_RECORD LIST_
+===+
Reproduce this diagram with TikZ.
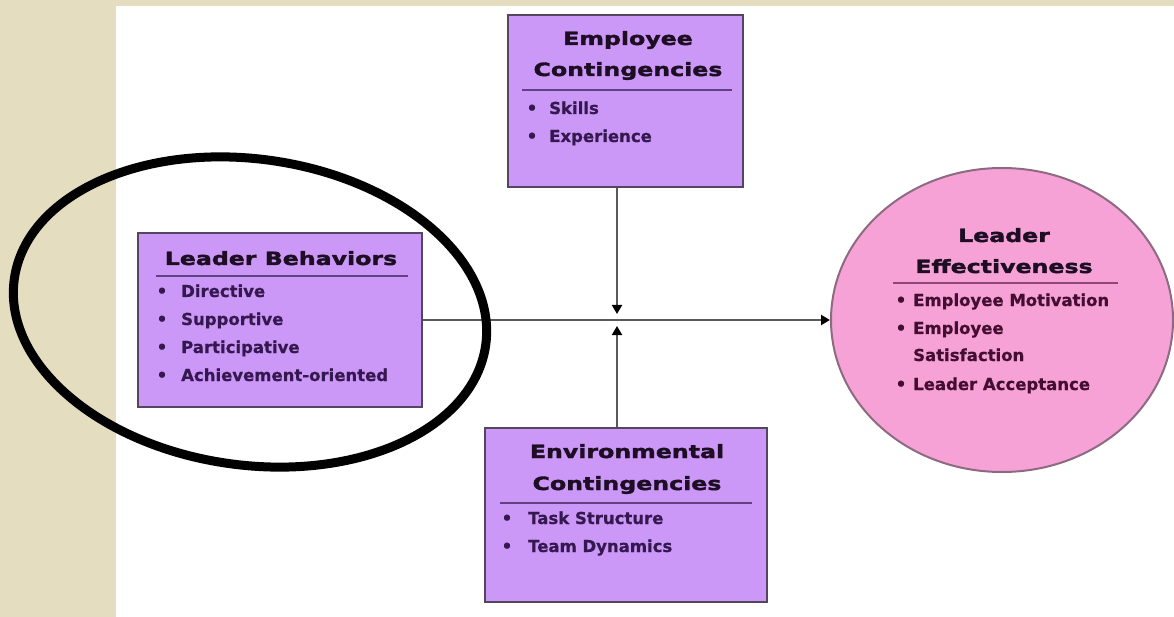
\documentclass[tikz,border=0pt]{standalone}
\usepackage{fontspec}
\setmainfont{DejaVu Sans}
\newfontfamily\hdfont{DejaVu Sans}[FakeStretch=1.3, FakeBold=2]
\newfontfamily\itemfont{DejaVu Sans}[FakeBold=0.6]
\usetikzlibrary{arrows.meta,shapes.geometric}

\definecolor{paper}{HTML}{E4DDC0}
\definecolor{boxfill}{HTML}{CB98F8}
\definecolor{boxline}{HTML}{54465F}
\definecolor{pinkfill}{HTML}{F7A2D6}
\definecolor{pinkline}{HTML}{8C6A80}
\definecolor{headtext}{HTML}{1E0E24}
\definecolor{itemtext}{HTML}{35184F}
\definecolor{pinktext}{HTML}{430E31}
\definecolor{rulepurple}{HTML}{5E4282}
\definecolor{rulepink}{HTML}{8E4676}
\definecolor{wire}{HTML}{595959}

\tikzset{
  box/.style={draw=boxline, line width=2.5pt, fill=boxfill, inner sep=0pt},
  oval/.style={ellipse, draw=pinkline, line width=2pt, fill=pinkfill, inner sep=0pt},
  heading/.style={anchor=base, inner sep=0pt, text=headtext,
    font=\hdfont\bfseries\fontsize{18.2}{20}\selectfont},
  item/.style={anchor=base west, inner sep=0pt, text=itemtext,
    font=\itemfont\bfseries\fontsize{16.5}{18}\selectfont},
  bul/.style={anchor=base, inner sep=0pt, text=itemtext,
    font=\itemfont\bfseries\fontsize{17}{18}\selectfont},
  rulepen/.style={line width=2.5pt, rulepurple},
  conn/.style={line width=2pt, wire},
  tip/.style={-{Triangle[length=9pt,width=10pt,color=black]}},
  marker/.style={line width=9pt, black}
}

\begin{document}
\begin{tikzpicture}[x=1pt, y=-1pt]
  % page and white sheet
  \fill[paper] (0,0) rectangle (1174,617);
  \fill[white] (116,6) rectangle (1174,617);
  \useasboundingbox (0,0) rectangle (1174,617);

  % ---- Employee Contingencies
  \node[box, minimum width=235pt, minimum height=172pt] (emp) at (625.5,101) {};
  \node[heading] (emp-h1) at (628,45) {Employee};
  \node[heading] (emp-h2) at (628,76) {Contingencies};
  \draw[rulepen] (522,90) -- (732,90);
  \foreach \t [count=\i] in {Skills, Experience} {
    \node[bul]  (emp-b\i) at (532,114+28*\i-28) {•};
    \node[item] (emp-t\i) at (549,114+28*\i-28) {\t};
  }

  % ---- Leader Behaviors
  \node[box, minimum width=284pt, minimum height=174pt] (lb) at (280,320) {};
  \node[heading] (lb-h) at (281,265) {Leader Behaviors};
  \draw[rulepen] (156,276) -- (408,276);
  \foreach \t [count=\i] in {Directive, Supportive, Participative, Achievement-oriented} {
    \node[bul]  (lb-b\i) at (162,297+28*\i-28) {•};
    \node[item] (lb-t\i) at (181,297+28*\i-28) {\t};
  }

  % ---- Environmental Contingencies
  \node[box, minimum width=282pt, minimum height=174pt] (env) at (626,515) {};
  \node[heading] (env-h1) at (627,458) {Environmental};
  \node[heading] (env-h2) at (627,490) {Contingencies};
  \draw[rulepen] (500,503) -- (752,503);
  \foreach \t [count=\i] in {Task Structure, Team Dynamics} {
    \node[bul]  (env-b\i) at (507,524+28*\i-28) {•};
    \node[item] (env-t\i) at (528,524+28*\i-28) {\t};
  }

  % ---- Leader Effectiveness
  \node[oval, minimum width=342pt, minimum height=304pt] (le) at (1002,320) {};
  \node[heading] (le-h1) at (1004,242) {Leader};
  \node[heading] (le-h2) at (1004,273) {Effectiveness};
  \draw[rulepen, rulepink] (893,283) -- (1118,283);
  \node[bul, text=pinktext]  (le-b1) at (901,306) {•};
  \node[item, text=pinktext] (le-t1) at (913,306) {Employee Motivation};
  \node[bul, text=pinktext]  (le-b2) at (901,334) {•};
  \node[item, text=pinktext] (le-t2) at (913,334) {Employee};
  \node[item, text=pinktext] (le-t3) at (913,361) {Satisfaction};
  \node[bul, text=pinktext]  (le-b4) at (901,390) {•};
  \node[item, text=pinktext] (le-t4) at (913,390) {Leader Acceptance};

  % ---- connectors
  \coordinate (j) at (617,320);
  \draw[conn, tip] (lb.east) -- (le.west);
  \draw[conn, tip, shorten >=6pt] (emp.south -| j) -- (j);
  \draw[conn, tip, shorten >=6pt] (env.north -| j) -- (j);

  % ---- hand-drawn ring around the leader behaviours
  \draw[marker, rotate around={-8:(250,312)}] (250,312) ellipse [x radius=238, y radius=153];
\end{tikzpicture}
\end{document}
+===+
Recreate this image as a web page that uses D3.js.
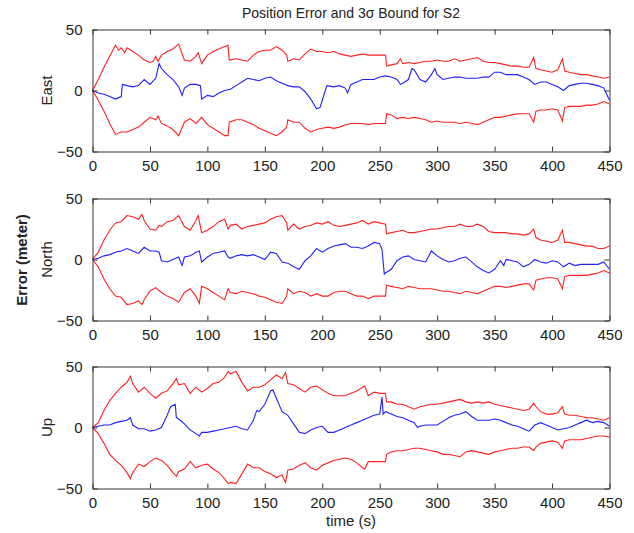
+===+
_STATED PROBLEM_
Every line holding "page" should be copied out.

_RESPONSE TO THIS TASK_
  % page and white sheet
Recreate this image as a web page that uses D3.js.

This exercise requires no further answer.